Fill the shell with the still warm filling, which will be quite liquid. Make sure the almonds float evenly in the filling. If they are gathered on the top of the liquid mixture, the finished tart will have a cornflake-like texture instead of the glossy surface you want.

Place a sheet of aluminum foil, dull side up, on the oven rack because the tart may bubble over. Place the tart in the oven and bake for 10 minutes. Check the tart — it should be bubbly all over. If not, use the side of a large rubber spatula and gently break up the surface crust to allow the mixture to bubble all over. Rotate the tart and continue baking another 5 minutes. Check again, and break up the surface again if necessary. Bake the tart for a total of 30 to 35 minutes, or until the top is a nice shade of creamy-and-russet caramel, rotating the tart occasionally to ensure even baking. The tart will continue to brown a bit after it is out of the oven.
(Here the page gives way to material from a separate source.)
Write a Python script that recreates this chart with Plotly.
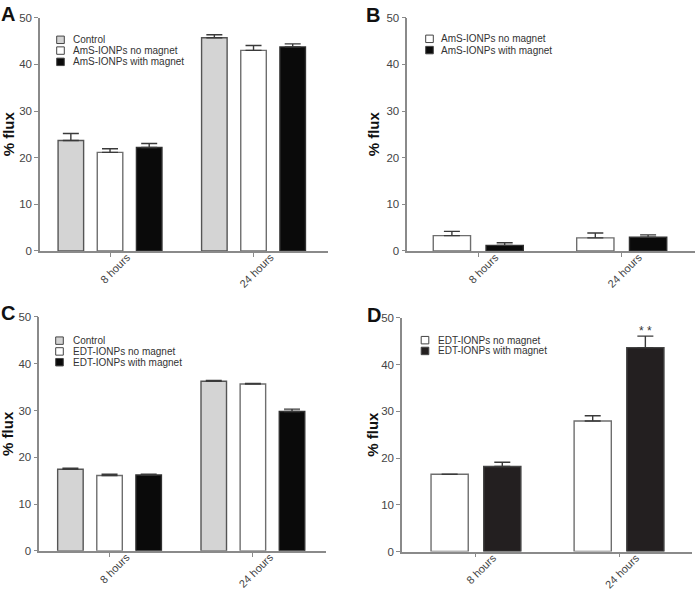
import plotly.graph_objects as go

W, H = 697, 598

categories = ["8 hours", "24 hours"]
yticks = [0, 10, 20, 30, 40, 50]

# Panel A (AmS-IONPs, with control)
a_names = ["Control", "AmS-IONPs no magnet", "AmS-IONPs with magnet"]
a_control = [23.7, 45.7]
a_control_err = [1.5, 0.65]
a_nomag = [21.15, 43.0]
a_nomag_err = [0.77, 1.05]
a_mag = [22.2, 43.75]
a_mag_err = [0.84, 0.65]

# Panel B (AmS-IONPs, no control)
b_names = ["AmS-IONPs no magnet", "AmS-IONPs with magnet"]
b_nomag = [3.3, 2.8]
b_nomag_err = [0.9, 1.05]
b_mag = [1.2, 2.95]
b_mag_err = [0.55, 0.5]

# Panel C (EDT-IONPs, with control)
c_names = ["Control", "EDT-IONPs no magnet", "EDT-IONPs with magnet"]
c_control = [17.45, 36.25]
c_control_err = [0.2, 0.15]
c_nomag = [16.1, 35.65]
c_nomag_err = [0.3, 0.15]
c_mag = [16.2, 29.8]
c_mag_err = [0.2, 0.5]

# Panel D (EDT-IONPs, no control)
d_names = ["EDT-IONPs no magnet", "EDT-IONPs with magnet"]
d_nomag = [16.55, 27.95]
d_nomag_err = [0.0, 1.1]
d_mag = [18.2, 43.65]
d_mag_err = [0.9, 2.45]
d_sig_label = "* *"
d_sig_value = 47.1

FONT = "Liberation Sans, Arial, sans-serif"
GREY_FILL = "#d4d4d4"
AXIS_COL = "#8a8a8a"


def px(xp):
    return xp / W


def py(yp):
    return 1 - yp / H


# panel geometry in pixels: (x0, x1, ytop, ybottom), category range
panels = {
    "A": dict(x=(40, 328), y=(12, 250), rng=(-0.488, 1.519)),
    "B": dict(x=(407.3, 695), y=(12, 250), rng=(-0.495, 1.511)),
    "C": dict(x=(39.3, 326), y=(317.3, 556), rng=(-0.49, 1.51)),
    "D": dict(x=(402, 692), y=(318.3, 556.7), rng=(-0.517, 1.51)),
}
axis_ids = {"A": "", "B": "2", "C": "3", "D": "4"}

fig = go.Figure()


def add_bar(panel, name, vals, errs, fill, line_col, offset_c, width):
    ax = axis_ids[panel]
    fig.add_trace(go.Bar(
        x=categories, y=vals, name=name,
        xaxis="x" + ax, yaxis="y" + ax,
        offset=offset_c - width / 2, width=width,
        marker=dict(color=fill, line=dict(color=line_col, width=1.4)),
        error_y=dict(type="data", array=errs, arrayminus=[0] * len(errs),
                     symmetric=False, color="#3a3a3a", thickness=1.4, width=8),
        showlegend=False,
    ))


w3, o3 = 0.178, 0.273
w2, o2 = 0.26, 0.184

add_bar("A", a_names[0], a_control, a_control_err, GREY_FILL, "#555555", -o3, w3)
add_bar("A", a_names[1], a_nomag, a_nomag_err, "#ffffff", "#6e6e6e", 0, w3)
add_bar("A", a_names[2], a_mag, a_mag_err, "#0a0a0a", "#303030", o3, w3)

add_bar("B", b_names[0], b_nomag, b_nomag_err, "#ffffff", "#6e6e6e", -o2, w2)
add_bar("B", b_names[1], b_mag, b_mag_err, "#0a0a0a", "#303030", o2, w2)

add_bar("C", c_names[0], c_control, c_control_err, GREY_FILL, "#555555", -o3, w3)
add_bar("C", c_names[1], c_nomag, c_nomag_err, "#ffffff", "#6e6e6e", 0, w3)
add_bar("C", c_names[2], c_mag, c_mag_err, "#0a0a0a", "#303030", o3, w3)

add_bar("D", d_names[0], d_nomag, d_nomag_err, "#ffffff", "#6e6e6e", -o2, w2)
add_bar("D", d_names[1], d_mag, d_mag_err, "#231f20", "#444444", o2, w2)

layout = dict(
    width=W, height=H,
    margin=dict(l=0, r=0, t=0, b=0),
    paper_bgcolor="white", plot_bgcolor="white",
    barmode="group",
    font=dict(family=FONT, color="#333333"),
    showlegend=False,
)

for p, g in panels.items():
    ax = axis_ids[p]
    layout["xaxis" + ax] = dict(
        type="category", domain=[px(g["x"][0]), px(g["x"][1])],
        range=list(g["rng"]), anchor="y" + ax,
        showline=True, linecolor=AXIS_COL, linewidth=1.5,
        ticks="outside", ticklen=4, tickcolor=AXIS_COL, tickwidth=1.2,
        tickangle=-45, tickfont=dict(size=11, color="#444444", family=FONT),
        ticklabelstandoff=-10, ticklabelshift=17,
        showgrid=False, zeroline=False, fixedrange=True,
    )
    layout["yaxis" + ax] = dict(
        domain=[py(g["y"][1]), py(g["y"][0])], range=[0, 50],
        anchor="x" + ax, tickvals=yticks,
        showline=True, linecolor=AXIS_COL, linewidth=1.5,
        ticks="outside", ticklen=4, tickcolor=AXIS_COL, tickwidth=1.2,
        tickfont=dict(size=11.5, color="#444444", family=FONT),
        showgrid=False, zeroline=False, fixedrange=True,
    )

fig.update_layout(**layout)

annotations = []
shapes = []

# y-axis titles
for p, xc in [("A", 8), ("B", 373), ("C", 8), ("D", 373)]:
    g = panels[p]
    yc = (g["y"][0] + g["y"][1]) / 2
    annotations.append(dict(
        x=px(xc), y=py(yc), xref="paper", yref="paper", text="<b>% flux</b>",
        textangle=-90, showarrow=False, xanchor="center", yanchor="middle",
        font=dict(size=15, color="#111111", family=FONT)))

# panel letters
for letter, xc, yc in [("A", 7.5, 8.5), ("B", 373, 9), ("C", 7.5, 313), ("D", 373.5, 315)]:
    annotations.append(dict(
        x=px(xc), y=py(yc), xref="paper", yref="paper", text="<b>%s</b>" % letter,
        showarrow=False, xanchor="center", yanchor="middle",
        font=dict(size=20, color="#111111", family=FONT)))


# manual legends
def legend(names, fills, sq_x, text_x, y_centers):
    for n, f, yc in zip(names, fills, y_centers):
        s = 3.8
        shapes.append(dict(type="rect", xref="paper", yref="paper",
                           x0=px(sq_x - s), x1=px(sq_x + s),
                           y0=py(yc + s), y1=py(yc - s),
                           fillcolor=f, line=dict(color="#444444", width=1)))
        annotations.append(dict(
            x=px(text_x), y=py(yc), xref="paper", yref="paper", text=n,
            showarrow=False, xanchor="left", yanchor="middle",
            font=dict(size=10, color="#333333", family=FONT)))


legend(a_names, [GREY_FILL, "#ffffff", "#0a0a0a"], 60.5, 70.5, [34.5, 45.5, 57])
legend(b_names, ["#ffffff", "#0a0a0a"], 429.5, 438.5, [33.5, 45])
legend(c_names, [GREY_FILL, "#ffffff", "#0a0a0a"], 59.5, 70.5, [341.5, 352.5, 363.5])
legend(d_names, ["#ffffff", "#231f20"], 425, 436, [341, 352])

# significance marker in D above the magnet bar at 24 hours
annotations.append(dict(
    x=1 + o2, y=d_sig_value, xref="x4", yref="y4", text=d_sig_label,
    showarrow=False, xanchor="center", yanchor="middle",
    font=dict(size=12, color="#333333", family=FONT)))

fig.update_layout(annotations=annotations, shapes=shapes)

fig.write_html(
    "out.html",
    config={"displayModeBar": False},
    post_script="document.body.style.margin='0';document.body.style.overflow='hidden';",
)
Cool the tart on a rack, loosening the sides of the pan slightly every minute or two for 5 to 10 minutes, or until set. Remove ring from the tart, and return the tart to the rack to finish cooling. If you remove the ring of the pan too soon the sides will fall off the tart.

If you want to remove the tart from the bottom of its pan, carefully slide a thin sharp knife between pastry and pan white the tart is still warm, about 15 to 20 minutes after it comes out of the oven. Slide the tart off the tart pan bottom onto the rack.